### Written exercise
Reproduce every line of the material below, but drop the pictures.

### Provided material
%%

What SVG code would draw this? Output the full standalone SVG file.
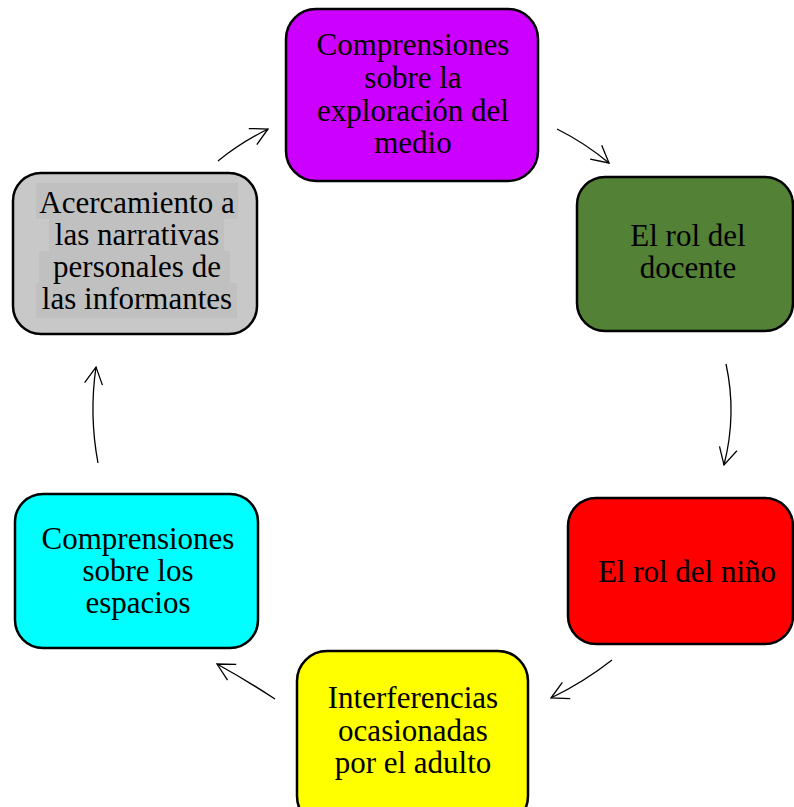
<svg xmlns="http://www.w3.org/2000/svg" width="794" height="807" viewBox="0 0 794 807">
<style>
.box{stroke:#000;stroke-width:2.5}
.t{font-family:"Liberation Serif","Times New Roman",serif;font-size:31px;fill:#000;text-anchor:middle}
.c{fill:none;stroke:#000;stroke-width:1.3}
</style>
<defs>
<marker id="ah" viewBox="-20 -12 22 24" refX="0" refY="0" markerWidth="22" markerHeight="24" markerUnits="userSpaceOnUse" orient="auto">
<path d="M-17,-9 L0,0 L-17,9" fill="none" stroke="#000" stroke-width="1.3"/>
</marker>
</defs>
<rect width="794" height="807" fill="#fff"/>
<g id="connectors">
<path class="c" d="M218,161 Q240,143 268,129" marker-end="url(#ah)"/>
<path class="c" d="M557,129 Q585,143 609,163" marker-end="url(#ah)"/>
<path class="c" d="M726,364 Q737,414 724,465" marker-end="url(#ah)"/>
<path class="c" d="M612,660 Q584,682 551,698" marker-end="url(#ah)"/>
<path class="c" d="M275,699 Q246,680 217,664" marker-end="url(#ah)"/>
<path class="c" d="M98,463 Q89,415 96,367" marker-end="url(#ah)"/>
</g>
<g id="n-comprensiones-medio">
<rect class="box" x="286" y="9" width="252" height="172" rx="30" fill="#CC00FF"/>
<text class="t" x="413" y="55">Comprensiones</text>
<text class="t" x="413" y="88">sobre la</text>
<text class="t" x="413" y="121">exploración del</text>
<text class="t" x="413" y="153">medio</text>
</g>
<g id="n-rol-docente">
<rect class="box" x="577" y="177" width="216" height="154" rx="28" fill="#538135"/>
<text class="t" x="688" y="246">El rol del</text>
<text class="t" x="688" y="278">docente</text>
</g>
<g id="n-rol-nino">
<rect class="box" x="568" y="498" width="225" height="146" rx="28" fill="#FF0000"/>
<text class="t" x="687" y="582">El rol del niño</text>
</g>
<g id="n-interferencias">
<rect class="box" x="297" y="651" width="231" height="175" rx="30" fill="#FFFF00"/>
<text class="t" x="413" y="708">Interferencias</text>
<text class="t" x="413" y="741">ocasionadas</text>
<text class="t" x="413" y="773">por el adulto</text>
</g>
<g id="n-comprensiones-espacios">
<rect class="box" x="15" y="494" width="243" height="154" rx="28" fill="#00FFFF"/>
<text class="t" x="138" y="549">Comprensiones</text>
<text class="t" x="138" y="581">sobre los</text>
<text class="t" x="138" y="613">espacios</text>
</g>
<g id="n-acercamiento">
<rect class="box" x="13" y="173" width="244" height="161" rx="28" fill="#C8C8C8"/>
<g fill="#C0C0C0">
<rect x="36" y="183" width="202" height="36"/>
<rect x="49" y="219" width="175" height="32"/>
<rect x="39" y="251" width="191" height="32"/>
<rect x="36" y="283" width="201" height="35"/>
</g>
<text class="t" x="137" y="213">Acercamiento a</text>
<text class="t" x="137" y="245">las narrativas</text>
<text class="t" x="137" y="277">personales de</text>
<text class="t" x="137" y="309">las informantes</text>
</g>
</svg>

%%

### Completed exercise
What SVG code would draw this? Output the full standalone SVG file.
<svg xmlns="http://www.w3.org/2000/svg" width="794" height="807" viewBox="0 0 794 807">
<style>
.box{stroke:#000;stroke-width:2.5}
.t{font-family:"Liberation Serif","Times New Roman",serif;font-size:31px;fill:#000;text-anchor:middle}
.c{fill:none;stroke:#000;stroke-width:1.3}
</style>
<defs>
<marker id="ah" viewBox="-20 -12 22 24" refX="0" refY="0" markerWidth="22" markerHeight="24" markerUnits="userSpaceOnUse" orient="auto">
<path d="M-17,-9 L0,0 L-17,9" fill="none" stroke="#000" stroke-width="1.3"/>
</marker>
</defs>
<rect width="794" height="807" fill="#fff"/>
<g id="connectors">
<path class="c" d="M218,161 Q240,143 268,129" marker-end="url(#ah)"/>
<path class="c" d="M557,129 Q585,143 609,163" marker-end="url(#ah)"/>
<path class="c" d="M726,364 Q737,414 724,465" marker-end="url(#ah)"/>
<path class="c" d="M612,660 Q584,682 551,698" marker-end="url(#ah)"/>
<path class="c" d="M275,699 Q246,680 217,664" marker-end="url(#ah)"/>
<path class="c" d="M98,463 Q89,415 96,367" marker-end="url(#ah)"/>
</g>
<g id="n-comprensiones-medio">
<rect class="box" x="286" y="9" width="252" height="172" rx="30" fill="#CC00FF"/>
<text class="t" x="413" y="55">Comprensiones</text>
<text class="t" x="413" y="88">sobre la</text>
<text class="t" x="413" y="121">exploración del</text>
<text class="t" x="413" y="153">medio</text>
</g>
<g id="n-rol-docente">
<rect class="box" x="577" y="177" width="216" height="154" rx="28" fill="#538135"/>
<text class="t" x="688" y="246">El rol del</text>
<text class="t" x="688" y="278">docente</text>
</g>
<g id="n-rol-nino">
<rect class="box" x="568" y="498" width="225" height="146" rx="28" fill="#FF0000"/>
<text class="t" x="687" y="582">El rol del niño</text>
</g>
<g id="n-interferencias">
<rect class="box" x="297" y="651" width="231" height="175" rx="30" fill="#FFFF00"/>
<text class="t" x="413" y="708">Interferencias</text>
<text class="t" x="413" y="741">ocasionadas</text>
<text class="t" x="413" y="773">por el adulto</text>
</g>
<g id="n-comprensiones-espacios">
<rect class="box" x="15" y="494" width="243" height="154" rx="28" fill="#00FFFF"/>
<text class="t" x="138" y="549">Comprensiones</text>
<text class="t" x="138" y="581">sobre los</text>
<text class="t" x="138" y="613">espacios</text>
</g>
<g id="n-acercamiento">
<rect class="box" x="13" y="173" width="244" height="161" rx="28" fill="#C8C8C8"/>
<g fill="#C0C0C0">
<rect x="36" y="183" width="202" height="36"/>
<rect x="49" y="219" width="175" height="32"/>
<rect x="39" y="251" width="191" height="32"/>
<rect x="36" y="283" width="201" height="35"/>
</g>
<text class="t" x="137" y="213">Acercamiento a</text>
<text class="t" x="137" y="245">las narrativas</text>
<text class="t" x="137" y="277">personales de</text>
<text class="t" x="137" y="309">las informantes</text>
</g>
</svg>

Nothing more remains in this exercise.